In her closing address, Deputy Director of Public Prosecutions Caroline Marco told the jury Tara’s evidence was honest and reliable.

She said the jury had heard Tara’s evidence that implicated her mother in the intentional killing of her brother, and of an earlier aborted attempt to kill him.

“You have heard of the evident antipathy [Crabtree] felt towards her son, and her desire to have him removed from the house and the financial windfall that presented itself to her when he died.”

Tara has been granted indemnity from prosecution in exchange for her evidence.

Maree Crabtree’s defence barrister, Angus Edwards KC, put to the jury in his closing address it was possible Jonathan took drugs to kill himself, or took drugs to get high and accidentally overdosed.

Edwards said the other possibility was that Tara could have killed Jonathan.

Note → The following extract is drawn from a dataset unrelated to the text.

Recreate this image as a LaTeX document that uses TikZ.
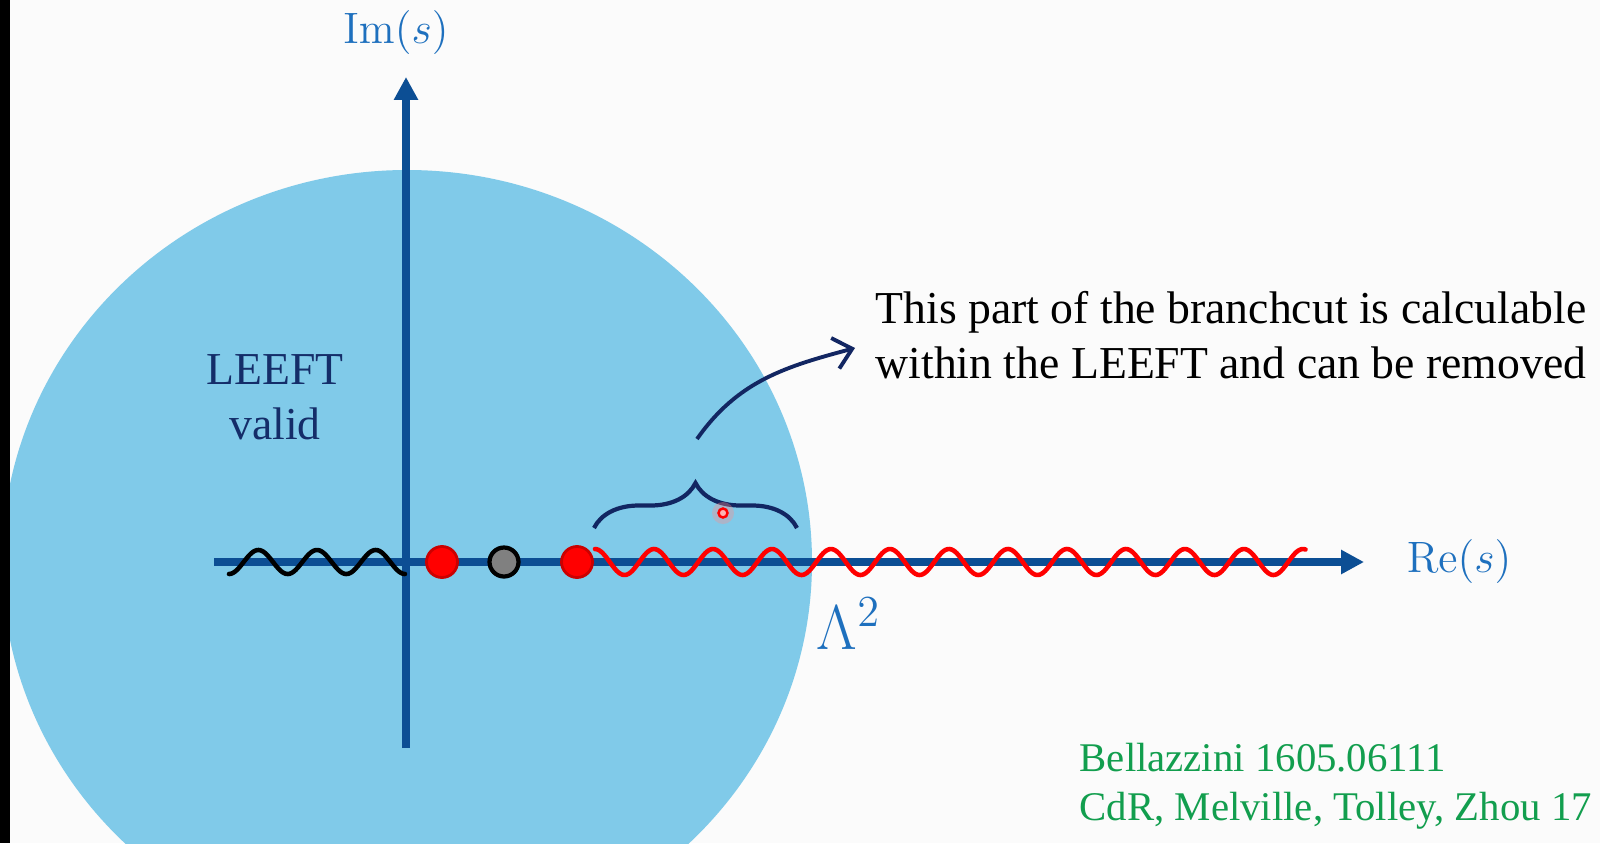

He said Tara was the one person who had benefited the most, and that evidence proved that what Tara had said was a lie.

He said the evidence was overwhelming that Jonathan had suicidal ideation from 2012 until the night he died.

Jonathan had a “lot of demons”, Edwards said, referencing his violence towards a girlfriend, and threats to kill himself with drugs when they broke up.

Edwards told the jury there were more than 30 attempts by Jonathan to reach out to people before his death.